Patrick Pavesi en est persuadé : les rangs des professionnels seront clairsemés. « Beaucoup sont partis faire autre chose. Par choix ou nécessité, détaille-t-il. La France va subir une réelle perte de savoir-faire. Nous avions déjà constaté un manque de renouvellement dans nos métiers ces dernières années. Cette crise ne va rien arranger. » (...)
Comme Mediapart l’a déjà raconté ici ou là, de très nombreux salariés en CDD ou CDDU (contrat d’usage) ont été violemment percutés par la crise dans les secteurs du tourisme, de l’événementiel et de l’hôtellerie-restauration. Leurs métiers, par essence, ne s’exercent pas en CDI. Les contrats, missions et employeurs se succèdent, selon les besoins.
Dès le début de la crise, ils se sont retrouvés éjectés, hors de tout cadre. Plus de travail, pas de chômage partiel, pas de gel des droits au chômage et plus aucune perspective dans des secteurs à l’arrêt. Ils alertent, en vain, les pouvoirs publics sur leur sort depuis treize longs mois. (...)
Pour couronner le tout, la réforme de l’assurance-chômage s’annonce particulièrement punitive pour ces intermittents de l’emploi. Tous les interlocuteurs que Mediapart a contactés pour la rédaction de cet article l’évoquent. Cette réforme est, à leurs yeux, une réelle menace. Sombre et proche. Ils seront les premiers pénalisés par le nouveau mode de calcul des allocations-chômage, dont l’entrée en vigueur est prévue le 1er juillet 2021. (...)

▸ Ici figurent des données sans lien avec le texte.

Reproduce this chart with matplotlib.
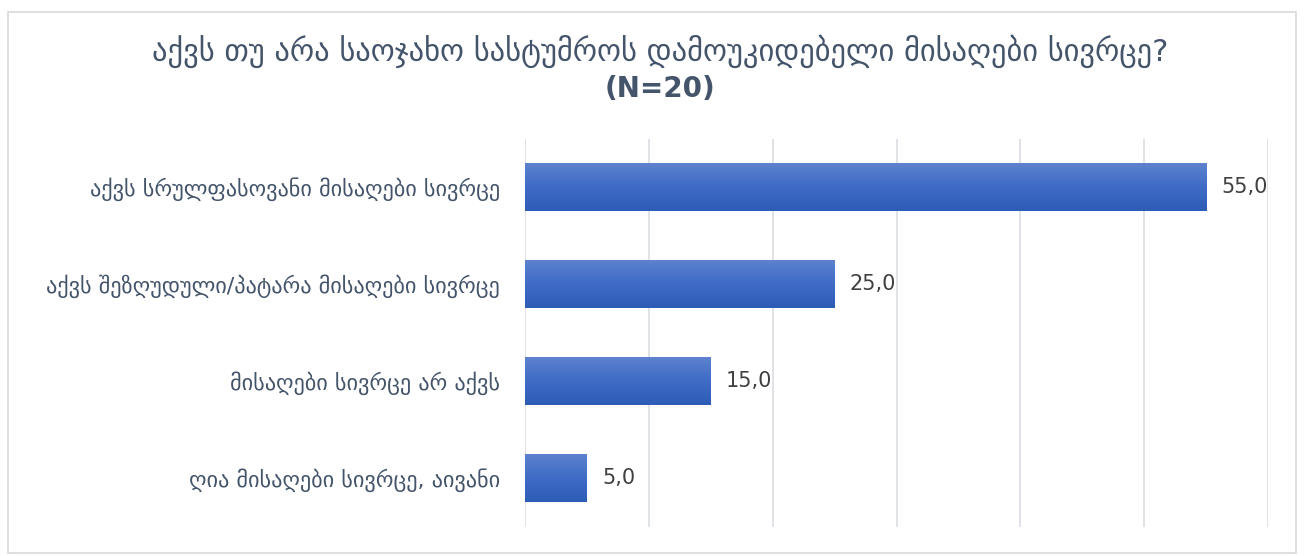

« À cause de la crise, ce sont les plus pros d’entre nous qui arrêteront. Ça va être une catastrophe. Qui pourra assurer ? » (...)
Côté employeurs, justement, comment regarde-t-on l’avenir ? La fuite des profils est un vrai sujet, selon Thierry Grégoire, président national de la branche saisonniers de l’Union des métiers et des industries de l’hôtellerie (Umih). Il est également chargé des affaires sociales au sein de cette organisation patronale. « On pourrait avoir perdu 150 000 emplois à la réouverture de nos établissements », estime-t-il.
Lui-même possède plusieurs hôtels-restaurants à Toulouse et se montre préoccupé. « Dans quel état allons-nous retrouver nos salariés ? Combien seront partis ? »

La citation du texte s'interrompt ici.